Eshyllen Coimbra Cardoso is a perfect example of the Olympic effect.

She wasn’t a newcomer to rugby, having been introduced to the sport by the Rugby Para Todos social programme on the famous Copacabana Beach in Rio, but seeing the world’s best athletes up close during the Olympic Games made her see rugby as more than just something to play for fun.

Fast forward 21 months to today and Coimbra Cardoso is with the Brazil national team in Canada, preparing to make her international debut on the HSBC World Rugby Women’s Sevens Series this weekend at the HSBC Canada Women’s Sevens in Langford.

The story of how the 17-year-old, who grew up in a favela near Copacabana Beach, found rugby and fell in love with the sport she says has changed her life is an inspirational one, and an example she hopes will show other youngsters in Brazil that hard work and dedication means anything is possible.

“I started playing for fun, I’d never even heard of the word rugby before,” she said. “I’d always played volleyball, I had two friends who started playing rugby and called for me to train with them but I didn’t know what it was so I thought I won’t go.

Love at first sight

“I had always played indoor volleyball, but then I switched to beach volleyball and where we trained was next to a programme for kids rugby, so everyday we would play volleyball and I would see people playing rugby until one day I decided I would try it.

“People often say it was love at first sight.
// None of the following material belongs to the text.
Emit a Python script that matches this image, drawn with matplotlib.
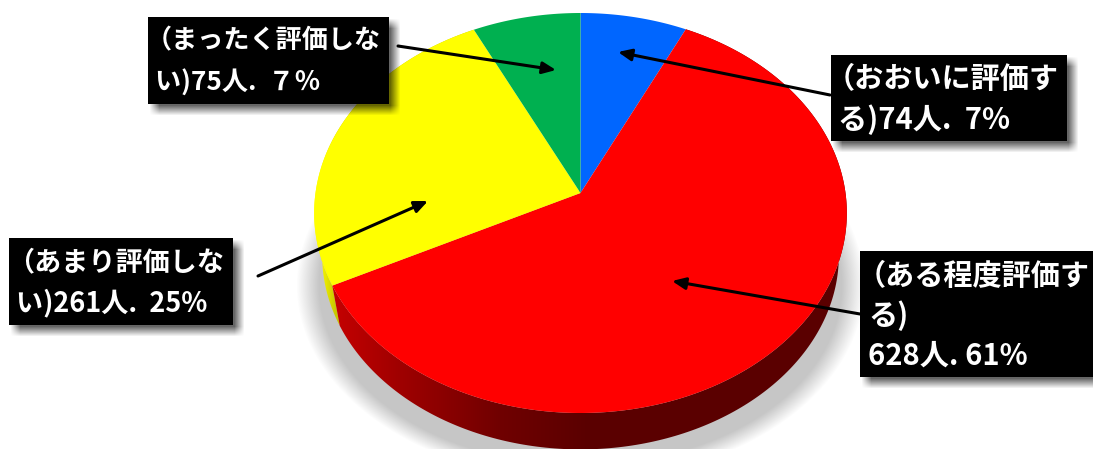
import numpy as np
import matplotlib
matplotlib.use("Agg")
import matplotlib.pyplot as plt
from matplotlib.colors import LinearSegmentedColormap
from matplotlib.patches import Polygon, Rectangle

plt.rcParams['font.family'] = ['Noto Sans CJK JP', 'DejaVu Sans']

# data
categories = ["おおいに評価する", "ある程度評価する", "あまり評価しない", "まったく評価しない"]
people = [74, 628, 261, 75]
colors = ["#0066ff", "#ff0000", "#ffff00", "#00b050"]

label_lines = [
    ["（おおいに評価す", "る)74人.  7%"],
    ["（ある程度評価す", "る)", "628人. 61%"],
    ["（あまり評価しな", "い)261人.  25%"],
    ["（まったく評価しな", "い)75人.  ７％"],
]

W, H = 1093, 449
fig = plt.figure(figsize=(W / 100, H / 100), dpi=100)
ax = fig.add_axes([0, 0, 1, 1])

# get the slice angles from pie, then put the wedges in perspective by hand
wedges, _ = ax.pie(people, startangle=90, counterclock=False, colors=colors)
angles = [(w.theta1, w.theta2) for w in wedges]
for w in wedges:
    w.remove()
ax.set_aspect('auto')
ax.set_xlim(0, W)
ax.set_ylim(H, 0)
ax.axis('off')

cx, cy = 580.5, 193
k = 0.1


def persp(deg, scale=1.0, dy=0.0):
    t = np.radians(deg)
    d = 1 + k * np.sin(t)
    return np.column_stack([cx + scale * 265 * np.cos(t) / d,
                            cy + dy - scale * 198 * np.sin(t) / d])


def arc(a, b, scale=1.0, dy=0.0):
    return persp(np.linspace(a, b, 240), scale, dy)


yy, xx = np.mgrid[0:H, 0:W]

# soft shadow under the pie
d = np.sqrt(((xx - 580) / 284.0) ** 2 + ((yy - 285) / 195.0) ** 2)
a = np.clip((1.0 - d) / 0.08, 0, 1)
shadow = np.zeros((H, W, 4))
shadow[..., :3] = 0.78
shadow[..., 3] = a * (yy > 190)
ax.imshow(shadow, extent=(0, W, H, 0), aspect='auto', zorder=1)

# box shadows
boxes = [(831, 55, 236, 86), (860, 251, 233, 126), (9, 238, 224, 87), (148, 17, 241, 87)]
g = 5.0
off = 6
bs = np.zeros((H, W, 4))
for bx, by, bw, bh in boxes:
    ramp_x = np.clip((xx - (bx + off - g)) / (2 * g), 0, 1) * np.clip(((bx + bw + off + g) - xx) / (2 * g), 0, 1)
    ramp_y = np.clip((yy - (by + off - g)) / (2 * g), 0, 1) * np.clip(((by + bh + off + g) - yy) / (2 * g), 0, 1)
    bs[..., 3] = np.maximum(bs[..., 3], ramp_x * ramp_y * 0.6)
ax.imshow(bs, extent=(0, W, H, 0), aspect='auto', zorder=5.5)

# sides of yellow and red
dep = 43.0
low = 0.97
red_a, red_b = angles[1]
yel_a, yel_b = angles[2]

side_cmap = LinearSegmentedColormap.from_list(
    "side", [(0, "#c40000"), (0.25, "#a00000"), (0.65, "#700000"), (1, "#5a0000")])
grad = np.clip((xx[0] - 333) / (590 - 333.0), 0, 1)[None, :]
img = ax.imshow(grad, extent=(0, W, H, 0), aspect='auto', cmap=side_cmap, vmin=0, vmax=1, zorder=4)
# strip between the top rim and the lower rim
pts = np.vstack([arc(red_a, red_b), arc(red_a, red_b, low, dep)[::-1]])
clip = Polygon(pts, closed=True, transform=ax.transData)
img.set_clip_path(clip)

yel_cmap = LinearSegmentedColormap.from_list("yside", ["#ffff00", "#c8c800"])
grad2 = np.clip((xx[0] - 318) / 17.0, 0, 1)[None, :]
img2 = ax.imshow(grad2, extent=(0, W, H, 0), aspect='auto', cmap=yel_cmap, vmin=0, vmax=1, zorder=3)
pts2 = np.vstack([arc(yel_a, yel_b), arc(yel_a, yel_b, low, dep)[::-1]])
img2.set_clip_path(Polygon(pts2, closed=True, transform=ax.transData))

# top face
for (a1, a2), c in zip(angles, colors):
    pts = np.vstack([[cx, cy], arc(a1, a2)])
    ax.add_patch(Polygon(pts, closed=True, fc=c, ec='none', zorder=5))

# label boxes
for bx, by, bw, bh in boxes:
    ax.add_patch(Rectangle((bx, by), bw, bh, fc='black', ec='none', zorder=6))

text_pos = [
    [(826, 79), (838, 120)],
    [(857, 276), (868, 316), (868, 356)],
    [(7, 262), (16, 303)],
    [(146, 41), (155, 83)],
]
text_size = [21, 21, 19.5, 18.8]
for lines, pos, fs in zip(label_lines, text_pos, text_size):
    for s, (tx, ty) in zip(lines, pos):
        ax.text(tx, ty, s, color='white', fontsize=fs, va='center', ha='left',
                fontweight='bold', zorder=7)

# leader arrows
arrows = [((830, 95), (618, 52)), ((860, 314), (672, 281)),
          ((258, 276), (428, 201)), ((398, 46), (556, 70))]
for start, end in arrows:
    ax.annotate("", xy=end, xytext=start, zorder=8,
                arrowprops=dict(arrowstyle="-|>,head_length=0.8,head_width=0.35", color='black',
                                lw=2.2, shrinkA=0, shrinkB=0))

fig.savefig("out.png", dpi=100)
I didn’t really know what I was doing but I just loved getting the ball and running with it. I started to learn more about the game through Rugby Para Todos and when I was 13 I committed myself to rugby by joining the Guanabara club.

“The Olympics inspired me even more because I went to the games, and that made me think, ‘I want to be a part of this team’ … but I never thought it would happen so fast. I’m still wrapping my head around saying something, working towards something and it is now happening.

“It is one thing to be in the stadium shouting ‘Go Brazil’ and investing your energy that way, but it is another thing when you pull on the jersey and have the responsibility of representing your country on the field. There are two sides to the coin and it is really crazy to think that I was on one side and now I have an opportunity to be on the other.”

That was the first step in a journey that has, in Coimbra Cardoso’s own words, changed her life.

A value-driven sport

Rugby is a sport driven by its traditional values of respect, integrity, passion, discipline and solidarity, something that appealed greatly to the teenager, who truly comes alive whenever she talks about what the sport has come to mean to her.

“What I love about rugby is the values. Even, though, volleyball and rugby trained on the same beach, for me it felt that when I stepped on the sand where rugby was played that it was a different beach,” she explained.

“There are very clear values attached to playing rugby, not just the traditional values like passion, respect and integrity, but also humility and united that are ingrained in the sport and the way it is played. Rugby has changed my life and has given me a lot of opportunities.”

Coimbra Cardoso isn’t the first player to progress through the Rugby Para Todos programme – which uses rugby as an educational tool – to a Brazilian national team in the 14 years since it began in Sao Paulo, with Rio following in 2013, but her story is one that will resonate with its current youngsters.

“When I was selected in the squad for the Canada I sent a message to the kids on the same social programme as me to say, ‘this is where I came from and look where I am now’.

“I told them it is a lot of hard work but it is not impossible to fulfil your dreams.”